==== Data section ====

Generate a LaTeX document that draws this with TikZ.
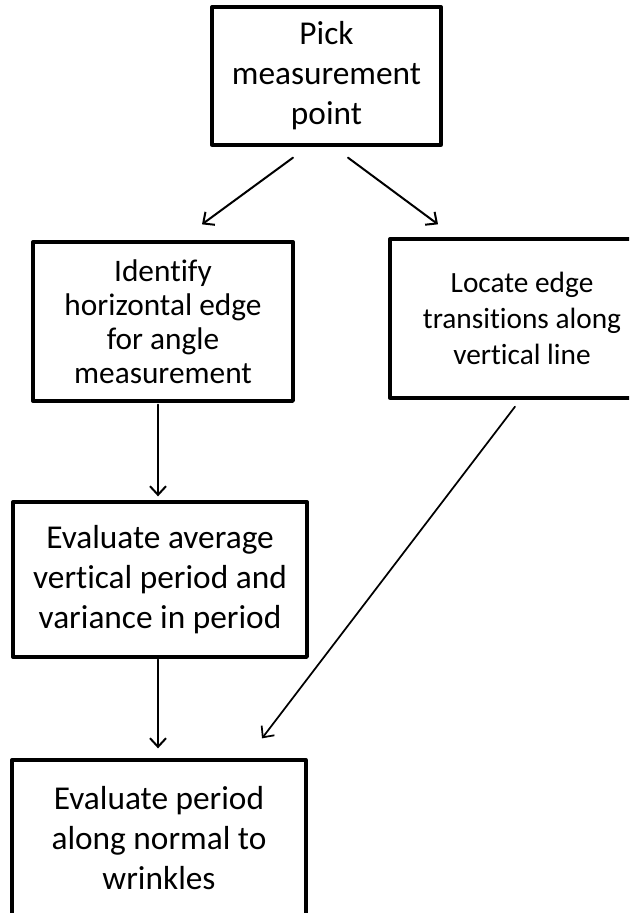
\documentclass[tikz,border=0pt]{standalone}
\usepackage{fontspec}
\setmainfont[Ligatures=NoCommon]{Carlito}
\usetikzlibrary{arrows.meta,calc}

\begin{document}
\begin{tikzpicture}[x=0.75pt, y=-0.75pt,
  >={Straight Barb[length=6.5pt,width=12pt]},
  line cap=round, line join=round,
  box/.style={draw, line width=2.5pt, align=center, inner sep=0pt,
    font=\fontsize{25}{30}\selectfont},
  flow/.style={->, line width=1.5pt}]

\clip (0,0) rectangle (629,913);

%==================================================
% Boxes
%==================================================
\node[box, minimum width=171.75pt, minimum height=103.5pt] (pick) at (326.5,76)
  {Pick\\measurement\\point};

\node[box, minimum width=195pt, minimum height=119.25pt,
  font=\fontsize{23.5}{25.5}\selectfont] (ident) at (163,321.5)
  {Identify\\horizontal edge\\for angle\\measurement};

\node[box, minimum width=198pt, minimum height=119.25pt,
  font=\fontsize{22}{27}\selectfont] (locate) at (522,318.5)
  {Locate edge\\transitions along\\vertical line};

\node[box, minimum width=220.5pt, minimum height=116.25pt] (avg) at (160,579.5)
  {Evaluate average\\vertical period and\\variance in period};

\node[box, minimum width=220.5pt, minimum height=117pt] (period) at (159,838)
  {Evaluate period\\along normal to\\wrinkles};

%==================================================
% Arrows
%==================================================
\draw[flow] ($(pick.south)+(-33.5,11)$) -- ($(ident.north)+(39,-16)$);
\draw[flow] ($(pick.south)+(21.5,11)$) -- ($(locate.north)+(-84,-13)$);

\draw[flow] ($(ident.south)+(-5,2)$) -- ($(avg.north)+(-2,-4)$);
\draw[flow] ($(avg.south)+(-2,1)$) -- ($(period.north)+(-1,-10)$);

% long diagonal one
\draw[flow, line width=1.3pt] ($(locate.south)+(-7,7)$) -- ($(period.north)+(103,-20)$);

\end{tikzpicture}
\end{document}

====

## [Stated exercise]
Reproduce every line of the material precisely, omitting its pictures.

## [Solution]
Generate a LaTeX document that draws this with TikZ.
\documentclass[tikz,border=0pt]{standalone}
\usepackage{fontspec}
\setmainfont[Ligatures=NoCommon]{Carlito}
\usetikzlibrary{arrows.meta,calc}

\begin{document}
\begin{tikzpicture}[x=0.75pt, y=-0.75pt,
  >={Straight Barb[length=6.5pt,width=12pt]},
  line cap=round, line join=round,
  box/.style={draw, line width=2.5pt, align=center, inner sep=0pt,
    font=\fontsize{25}{30}\selectfont},
  flow/.style={->, line width=1.5pt}]

\clip (0,0) rectangle (629,913);

%==================================================
% Boxes
%==================================================
\node[box, minimum width=171.75pt, minimum height=103.5pt] (pick) at (326.5,76)
  {Pick\\measurement\\point};

\node[box, minimum width=195pt, minimum height=119.25pt,
  font=\fontsize{23.5}{25.5}\selectfont] (ident) at (163,321.5)
  {Identify\\horizontal edge\\for angle\\measurement};

\node[box, minimum width=198pt, minimum height=119.25pt,
  font=\fontsize{22}{27}\selectfont] (locate) at (522,318.5)
  {Locate edge\\transitions along\\vertical line};

\node[box, minimum width=220.5pt, minimum height=116.25pt] (avg) at (160,579.5)
  {Evaluate average\\vertical period and\\variance in period};

\node[box, minimum width=220.5pt, minimum height=117pt] (period) at (159,838)
  {Evaluate period\\along normal to\\wrinkles};

%==================================================
% Arrows
%==================================================
\draw[flow] ($(pick.south)+(-33.5,11)$) -- ($(ident.north)+(39,-16)$);
\draw[flow] ($(pick.south)+(21.5,11)$) -- ($(locate.north)+(-84,-13)$);

\draw[flow] ($(ident.south)+(-5,2)$) -- ($(avg.north)+(-2,-4)$);
\draw[flow] ($(avg.south)+(-2,1)$) -- ($(period.north)+(-1,-10)$);

% long diagonal one
\draw[flow, line width=1.3pt] ($(locate.south)+(-7,7)$) -- ($(period.north)+(103,-20)$);

\end{tikzpicture}
\end{document}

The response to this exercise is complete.